◆ **Problem to work on**:
Line by line, repeat the data below exactly, beginning at the first line and ending at the line with "0.11, 0.19, 0.1];". Omit pictures.

--- Data lines ---

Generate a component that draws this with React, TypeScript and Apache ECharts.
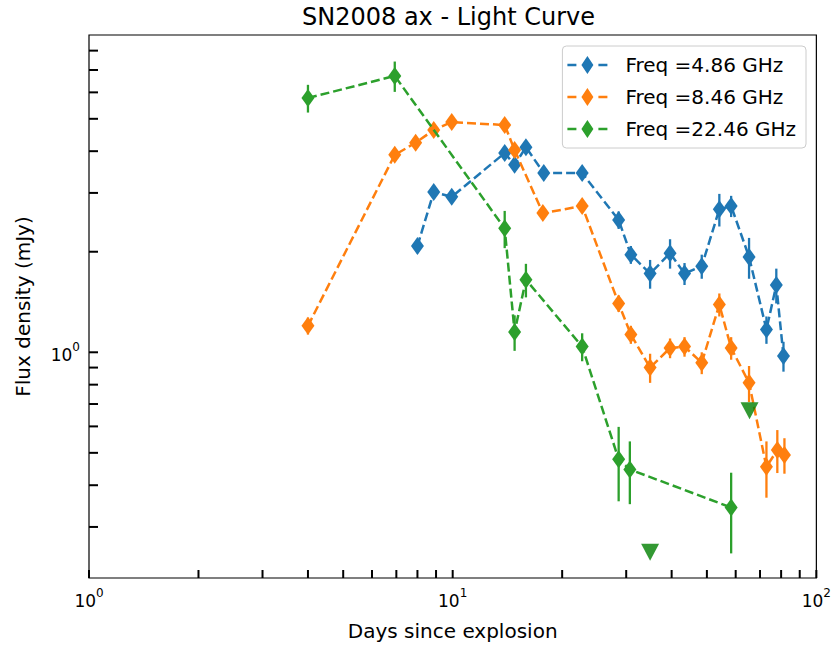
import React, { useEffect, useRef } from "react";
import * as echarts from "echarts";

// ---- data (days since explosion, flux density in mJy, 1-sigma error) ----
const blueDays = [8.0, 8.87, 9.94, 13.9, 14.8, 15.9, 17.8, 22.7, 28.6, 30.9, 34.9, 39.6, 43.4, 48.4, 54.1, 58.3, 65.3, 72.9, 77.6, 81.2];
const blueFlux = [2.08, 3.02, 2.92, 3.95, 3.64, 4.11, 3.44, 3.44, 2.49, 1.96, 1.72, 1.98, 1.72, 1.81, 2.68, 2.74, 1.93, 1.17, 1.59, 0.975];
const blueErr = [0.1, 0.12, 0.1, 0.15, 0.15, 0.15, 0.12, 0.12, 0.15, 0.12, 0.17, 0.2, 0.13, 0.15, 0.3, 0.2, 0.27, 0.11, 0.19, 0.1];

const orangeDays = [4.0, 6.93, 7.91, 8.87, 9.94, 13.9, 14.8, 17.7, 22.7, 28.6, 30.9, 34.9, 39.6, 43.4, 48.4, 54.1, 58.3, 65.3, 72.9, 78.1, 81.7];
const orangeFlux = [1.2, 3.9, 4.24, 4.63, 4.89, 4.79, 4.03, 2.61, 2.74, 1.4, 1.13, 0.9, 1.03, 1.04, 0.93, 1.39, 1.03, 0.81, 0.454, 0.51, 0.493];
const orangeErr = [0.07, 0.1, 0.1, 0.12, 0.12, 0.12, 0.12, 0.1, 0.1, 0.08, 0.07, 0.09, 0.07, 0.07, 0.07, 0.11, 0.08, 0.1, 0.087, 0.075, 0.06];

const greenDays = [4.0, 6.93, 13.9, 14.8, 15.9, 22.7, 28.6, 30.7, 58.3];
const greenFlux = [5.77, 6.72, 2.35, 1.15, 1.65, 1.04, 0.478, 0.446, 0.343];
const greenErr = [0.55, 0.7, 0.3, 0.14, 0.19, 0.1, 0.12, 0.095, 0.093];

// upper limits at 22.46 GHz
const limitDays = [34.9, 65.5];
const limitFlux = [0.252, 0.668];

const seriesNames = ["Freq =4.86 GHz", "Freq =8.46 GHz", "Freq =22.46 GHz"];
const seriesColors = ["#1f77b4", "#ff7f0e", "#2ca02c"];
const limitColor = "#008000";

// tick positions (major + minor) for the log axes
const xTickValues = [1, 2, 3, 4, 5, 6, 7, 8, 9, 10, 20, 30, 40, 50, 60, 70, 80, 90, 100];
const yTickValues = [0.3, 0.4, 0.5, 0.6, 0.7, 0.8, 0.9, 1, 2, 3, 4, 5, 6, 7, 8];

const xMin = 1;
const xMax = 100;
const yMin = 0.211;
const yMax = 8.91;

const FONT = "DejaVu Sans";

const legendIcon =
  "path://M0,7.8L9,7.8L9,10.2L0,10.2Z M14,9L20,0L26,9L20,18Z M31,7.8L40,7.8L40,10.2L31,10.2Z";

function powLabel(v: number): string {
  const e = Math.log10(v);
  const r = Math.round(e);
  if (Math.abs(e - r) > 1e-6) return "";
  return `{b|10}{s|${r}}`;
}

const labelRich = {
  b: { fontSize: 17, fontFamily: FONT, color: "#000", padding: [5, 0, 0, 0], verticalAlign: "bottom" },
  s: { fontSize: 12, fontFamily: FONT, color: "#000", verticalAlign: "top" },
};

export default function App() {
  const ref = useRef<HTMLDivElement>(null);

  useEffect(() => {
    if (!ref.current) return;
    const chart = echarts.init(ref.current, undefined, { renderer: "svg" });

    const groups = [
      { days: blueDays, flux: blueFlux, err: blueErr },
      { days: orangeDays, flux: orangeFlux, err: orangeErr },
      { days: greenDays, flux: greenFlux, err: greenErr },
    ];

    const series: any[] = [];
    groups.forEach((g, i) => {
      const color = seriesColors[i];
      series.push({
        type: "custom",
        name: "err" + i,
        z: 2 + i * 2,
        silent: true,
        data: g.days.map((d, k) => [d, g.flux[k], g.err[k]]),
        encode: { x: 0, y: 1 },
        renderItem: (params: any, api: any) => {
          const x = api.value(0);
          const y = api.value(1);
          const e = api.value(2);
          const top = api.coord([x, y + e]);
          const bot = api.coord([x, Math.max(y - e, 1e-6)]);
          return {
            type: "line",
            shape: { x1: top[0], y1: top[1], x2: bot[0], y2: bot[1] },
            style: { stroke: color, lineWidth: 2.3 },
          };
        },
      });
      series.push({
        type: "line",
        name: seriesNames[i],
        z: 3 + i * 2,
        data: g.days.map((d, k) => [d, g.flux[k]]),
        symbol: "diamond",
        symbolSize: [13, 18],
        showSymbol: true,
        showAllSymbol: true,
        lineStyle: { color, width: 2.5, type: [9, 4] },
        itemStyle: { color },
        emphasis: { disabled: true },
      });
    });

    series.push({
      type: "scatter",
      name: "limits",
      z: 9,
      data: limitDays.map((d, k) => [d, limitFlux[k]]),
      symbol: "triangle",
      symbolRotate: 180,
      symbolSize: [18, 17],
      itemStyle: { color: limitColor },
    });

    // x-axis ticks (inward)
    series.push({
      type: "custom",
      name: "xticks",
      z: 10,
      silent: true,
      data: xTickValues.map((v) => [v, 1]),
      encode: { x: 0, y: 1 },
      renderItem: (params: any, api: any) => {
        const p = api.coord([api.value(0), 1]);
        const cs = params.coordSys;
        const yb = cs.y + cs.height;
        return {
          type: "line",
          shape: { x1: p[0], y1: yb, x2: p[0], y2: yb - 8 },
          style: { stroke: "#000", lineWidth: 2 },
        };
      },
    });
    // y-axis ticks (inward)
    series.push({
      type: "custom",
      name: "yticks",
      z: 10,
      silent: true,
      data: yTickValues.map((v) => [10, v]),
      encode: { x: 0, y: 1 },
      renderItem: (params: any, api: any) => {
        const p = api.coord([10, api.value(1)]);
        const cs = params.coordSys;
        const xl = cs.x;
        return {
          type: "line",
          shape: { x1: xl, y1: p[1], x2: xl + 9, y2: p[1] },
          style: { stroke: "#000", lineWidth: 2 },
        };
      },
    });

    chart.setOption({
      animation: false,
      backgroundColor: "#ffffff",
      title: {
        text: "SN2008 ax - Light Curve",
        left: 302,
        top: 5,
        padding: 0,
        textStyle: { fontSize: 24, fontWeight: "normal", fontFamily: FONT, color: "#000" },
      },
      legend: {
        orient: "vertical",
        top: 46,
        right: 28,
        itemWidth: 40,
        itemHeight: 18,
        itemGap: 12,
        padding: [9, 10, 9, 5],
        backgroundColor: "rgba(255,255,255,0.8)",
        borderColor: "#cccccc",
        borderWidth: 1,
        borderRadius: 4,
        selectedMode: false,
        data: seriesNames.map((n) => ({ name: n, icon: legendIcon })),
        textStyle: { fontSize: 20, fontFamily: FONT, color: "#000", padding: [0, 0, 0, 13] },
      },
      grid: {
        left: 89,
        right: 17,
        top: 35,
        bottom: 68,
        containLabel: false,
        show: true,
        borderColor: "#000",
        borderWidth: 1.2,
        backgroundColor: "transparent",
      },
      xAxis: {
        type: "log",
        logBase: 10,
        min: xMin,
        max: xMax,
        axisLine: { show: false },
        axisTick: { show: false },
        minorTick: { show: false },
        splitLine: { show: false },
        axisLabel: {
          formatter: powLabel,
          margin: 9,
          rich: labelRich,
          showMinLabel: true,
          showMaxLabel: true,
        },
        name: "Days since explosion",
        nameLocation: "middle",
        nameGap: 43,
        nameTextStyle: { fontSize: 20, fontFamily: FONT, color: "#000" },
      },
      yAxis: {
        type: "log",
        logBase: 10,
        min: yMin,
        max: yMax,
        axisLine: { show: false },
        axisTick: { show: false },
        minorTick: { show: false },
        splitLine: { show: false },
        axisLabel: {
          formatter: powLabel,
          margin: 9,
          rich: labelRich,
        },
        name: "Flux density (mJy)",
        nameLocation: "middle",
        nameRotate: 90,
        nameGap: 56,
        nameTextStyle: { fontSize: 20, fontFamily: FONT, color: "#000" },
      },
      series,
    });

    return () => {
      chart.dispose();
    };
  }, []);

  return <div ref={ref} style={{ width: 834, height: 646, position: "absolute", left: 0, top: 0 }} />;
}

---

◆ **Output of the task**:
Generate a component that draws this with React, TypeScript and Apache ECharts.
import React, { useEffect, useRef } from "react";
import * as echarts from "echarts";

// ---- data (days since explosion, flux density in mJy, 1-sigma error) ----
const blueDays = [8.0, 8.87, 9.94, 13.9, 14.8, 15.9, 17.8, 22.7, 28.6, 30.9, 34.9, 39.6, 43.4, 48.4, 54.1, 58.3, 65.3, 72.9, 77.6, 81.2];
const blueFlux = [2.08, 3.02, 2.92, 3.95, 3.64, 4.11, 3.44, 3.44, 2.49, 1.96, 1.72, 1.98, 1.72, 1.81, 2.68, 2.74, 1.93, 1.17, 1.59, 0.975];
const blueErr = [0.1, 0.12, 0.1, 0.15, 0.15, 0.15, 0.12, 0.12, 0.15, 0.12, 0.17, 0.2, 0.13, 0.15, 0.3, 0.2, 0.27, 0.11, 0.19, 0.1];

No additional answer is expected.